# Task goal
Retype word for word the first line of the listing and each line after it up to the line with "plt.rcParams['axes.unicode_minus'] = False", with the pictures taken out.

# Data provided
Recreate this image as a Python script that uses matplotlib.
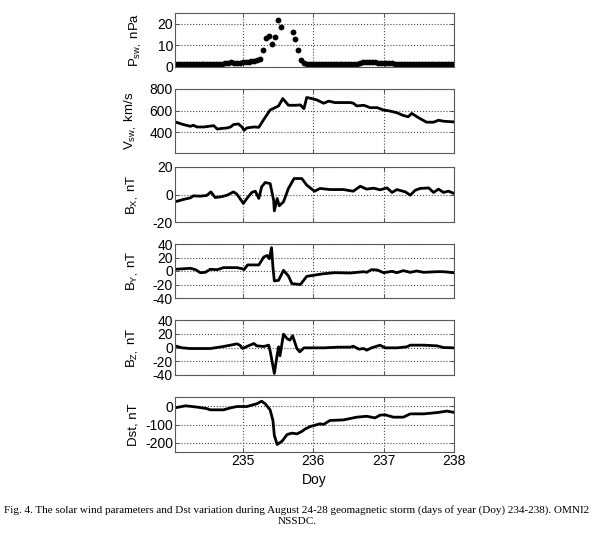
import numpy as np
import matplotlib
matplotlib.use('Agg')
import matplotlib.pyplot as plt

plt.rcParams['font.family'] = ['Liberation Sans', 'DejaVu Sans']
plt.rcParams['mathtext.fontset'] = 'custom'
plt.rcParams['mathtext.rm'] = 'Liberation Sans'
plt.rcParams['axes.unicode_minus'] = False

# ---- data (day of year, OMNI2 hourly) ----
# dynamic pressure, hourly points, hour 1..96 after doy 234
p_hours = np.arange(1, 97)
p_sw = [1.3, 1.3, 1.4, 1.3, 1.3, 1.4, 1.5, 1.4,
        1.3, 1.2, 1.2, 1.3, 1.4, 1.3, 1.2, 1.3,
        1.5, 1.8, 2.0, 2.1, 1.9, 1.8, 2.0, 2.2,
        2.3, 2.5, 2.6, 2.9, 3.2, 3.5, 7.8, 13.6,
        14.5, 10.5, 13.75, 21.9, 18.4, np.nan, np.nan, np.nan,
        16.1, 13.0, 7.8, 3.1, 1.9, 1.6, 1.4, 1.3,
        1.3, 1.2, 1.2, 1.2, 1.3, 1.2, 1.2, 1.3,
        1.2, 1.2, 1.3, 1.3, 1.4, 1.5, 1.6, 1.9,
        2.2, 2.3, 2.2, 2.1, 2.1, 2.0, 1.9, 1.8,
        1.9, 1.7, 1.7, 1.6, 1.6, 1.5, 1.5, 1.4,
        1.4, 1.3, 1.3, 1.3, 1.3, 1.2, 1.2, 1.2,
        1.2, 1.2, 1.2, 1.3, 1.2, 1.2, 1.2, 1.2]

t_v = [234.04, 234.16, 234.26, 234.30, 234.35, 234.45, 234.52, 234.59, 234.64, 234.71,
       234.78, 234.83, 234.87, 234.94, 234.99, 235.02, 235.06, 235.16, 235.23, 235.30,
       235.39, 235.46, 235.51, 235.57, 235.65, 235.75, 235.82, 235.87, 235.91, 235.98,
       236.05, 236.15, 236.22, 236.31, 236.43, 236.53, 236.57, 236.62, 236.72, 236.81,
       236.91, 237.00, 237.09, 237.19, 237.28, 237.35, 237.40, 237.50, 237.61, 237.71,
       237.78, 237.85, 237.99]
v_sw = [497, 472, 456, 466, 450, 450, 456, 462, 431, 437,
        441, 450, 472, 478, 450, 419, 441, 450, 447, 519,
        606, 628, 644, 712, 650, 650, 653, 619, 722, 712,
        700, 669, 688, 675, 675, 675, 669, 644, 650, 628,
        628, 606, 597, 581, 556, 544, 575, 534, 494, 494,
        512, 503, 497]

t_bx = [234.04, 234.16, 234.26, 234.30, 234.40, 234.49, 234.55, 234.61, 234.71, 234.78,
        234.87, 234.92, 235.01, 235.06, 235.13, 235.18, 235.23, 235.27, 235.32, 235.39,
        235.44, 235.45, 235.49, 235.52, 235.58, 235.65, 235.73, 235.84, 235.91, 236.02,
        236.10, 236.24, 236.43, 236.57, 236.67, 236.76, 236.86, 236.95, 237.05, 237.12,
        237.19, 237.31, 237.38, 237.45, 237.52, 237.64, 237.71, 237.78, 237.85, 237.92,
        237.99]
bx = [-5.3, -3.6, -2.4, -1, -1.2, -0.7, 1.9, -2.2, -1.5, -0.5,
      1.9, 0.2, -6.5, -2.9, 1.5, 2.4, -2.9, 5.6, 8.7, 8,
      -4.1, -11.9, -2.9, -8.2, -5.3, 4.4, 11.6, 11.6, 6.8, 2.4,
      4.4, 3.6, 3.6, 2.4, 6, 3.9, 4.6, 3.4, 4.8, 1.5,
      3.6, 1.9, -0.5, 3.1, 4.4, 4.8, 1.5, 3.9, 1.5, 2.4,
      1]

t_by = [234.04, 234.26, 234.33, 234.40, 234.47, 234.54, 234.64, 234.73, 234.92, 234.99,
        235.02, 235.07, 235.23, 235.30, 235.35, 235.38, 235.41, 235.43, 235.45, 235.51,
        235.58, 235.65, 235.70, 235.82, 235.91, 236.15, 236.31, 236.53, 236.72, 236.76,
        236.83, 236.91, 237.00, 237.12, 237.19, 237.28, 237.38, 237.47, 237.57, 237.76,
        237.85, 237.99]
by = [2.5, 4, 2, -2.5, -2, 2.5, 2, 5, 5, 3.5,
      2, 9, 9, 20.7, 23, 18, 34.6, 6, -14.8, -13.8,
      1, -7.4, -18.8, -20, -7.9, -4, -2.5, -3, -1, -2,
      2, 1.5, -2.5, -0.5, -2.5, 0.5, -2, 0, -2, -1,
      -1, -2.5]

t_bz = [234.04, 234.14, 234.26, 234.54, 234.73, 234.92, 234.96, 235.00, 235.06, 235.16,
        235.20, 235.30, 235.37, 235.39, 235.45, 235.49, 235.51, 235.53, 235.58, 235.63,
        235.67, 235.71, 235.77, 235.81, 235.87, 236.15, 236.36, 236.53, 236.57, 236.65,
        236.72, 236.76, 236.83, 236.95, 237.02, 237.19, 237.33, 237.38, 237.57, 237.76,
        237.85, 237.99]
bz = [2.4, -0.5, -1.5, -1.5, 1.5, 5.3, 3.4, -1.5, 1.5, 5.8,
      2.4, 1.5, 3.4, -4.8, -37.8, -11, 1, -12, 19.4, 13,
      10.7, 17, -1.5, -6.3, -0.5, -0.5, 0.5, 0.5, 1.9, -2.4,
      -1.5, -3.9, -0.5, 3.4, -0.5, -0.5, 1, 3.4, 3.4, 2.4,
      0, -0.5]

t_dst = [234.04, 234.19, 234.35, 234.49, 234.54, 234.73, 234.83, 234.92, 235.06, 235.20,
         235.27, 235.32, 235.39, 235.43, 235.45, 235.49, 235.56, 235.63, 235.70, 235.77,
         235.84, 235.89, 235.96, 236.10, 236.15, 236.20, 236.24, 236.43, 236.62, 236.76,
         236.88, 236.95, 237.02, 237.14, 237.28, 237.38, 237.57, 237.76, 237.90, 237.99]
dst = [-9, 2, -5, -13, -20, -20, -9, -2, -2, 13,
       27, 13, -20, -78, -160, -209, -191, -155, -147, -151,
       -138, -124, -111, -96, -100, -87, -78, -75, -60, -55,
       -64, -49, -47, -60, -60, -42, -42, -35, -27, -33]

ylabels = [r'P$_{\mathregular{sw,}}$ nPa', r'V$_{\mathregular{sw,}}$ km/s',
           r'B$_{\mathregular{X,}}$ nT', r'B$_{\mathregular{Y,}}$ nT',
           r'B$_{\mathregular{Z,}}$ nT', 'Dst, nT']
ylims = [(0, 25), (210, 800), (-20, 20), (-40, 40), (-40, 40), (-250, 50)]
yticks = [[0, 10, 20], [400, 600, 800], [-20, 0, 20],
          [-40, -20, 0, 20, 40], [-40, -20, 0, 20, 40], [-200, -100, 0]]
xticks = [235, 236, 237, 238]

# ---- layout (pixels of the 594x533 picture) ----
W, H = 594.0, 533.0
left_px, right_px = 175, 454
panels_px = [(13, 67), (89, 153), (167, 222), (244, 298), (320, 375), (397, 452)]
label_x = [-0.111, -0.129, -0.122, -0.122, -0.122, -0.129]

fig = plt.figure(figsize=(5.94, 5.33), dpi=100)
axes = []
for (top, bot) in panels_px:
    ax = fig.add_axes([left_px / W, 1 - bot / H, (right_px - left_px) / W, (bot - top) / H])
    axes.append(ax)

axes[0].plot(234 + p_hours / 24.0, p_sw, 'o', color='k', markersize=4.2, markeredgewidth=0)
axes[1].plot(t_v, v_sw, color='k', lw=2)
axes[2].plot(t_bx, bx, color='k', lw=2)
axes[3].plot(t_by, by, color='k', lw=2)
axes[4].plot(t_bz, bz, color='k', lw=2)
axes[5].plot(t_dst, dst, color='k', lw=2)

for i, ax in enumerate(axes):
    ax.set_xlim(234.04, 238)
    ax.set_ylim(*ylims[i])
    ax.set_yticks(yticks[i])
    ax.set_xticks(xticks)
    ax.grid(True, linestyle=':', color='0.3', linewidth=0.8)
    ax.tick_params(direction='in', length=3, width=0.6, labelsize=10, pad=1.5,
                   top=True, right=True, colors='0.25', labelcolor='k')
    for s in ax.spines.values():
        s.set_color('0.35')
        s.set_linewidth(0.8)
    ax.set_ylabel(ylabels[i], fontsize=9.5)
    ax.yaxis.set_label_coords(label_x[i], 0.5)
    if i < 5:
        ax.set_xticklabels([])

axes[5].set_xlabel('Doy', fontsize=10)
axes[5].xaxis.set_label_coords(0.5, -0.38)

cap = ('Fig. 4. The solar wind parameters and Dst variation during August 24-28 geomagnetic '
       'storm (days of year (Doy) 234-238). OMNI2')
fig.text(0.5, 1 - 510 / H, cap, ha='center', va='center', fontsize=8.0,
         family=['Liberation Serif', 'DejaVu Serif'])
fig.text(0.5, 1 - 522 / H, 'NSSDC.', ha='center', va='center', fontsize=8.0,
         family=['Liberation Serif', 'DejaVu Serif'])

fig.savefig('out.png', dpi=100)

# Answer below
Recreate this image as a Python script that uses matplotlib.
import numpy as np
import matplotlib
matplotlib.use('Agg')
import matplotlib.pyplot as plt

plt.rcParams['font.family'] = ['Liberation Sans', 'DejaVu Sans']
plt.rcParams['mathtext.fontset'] = 'custom'
plt.rcParams['mathtext.rm'] = 'Liberation Sans'
plt.rcParams['axes.unicode_minus'] = False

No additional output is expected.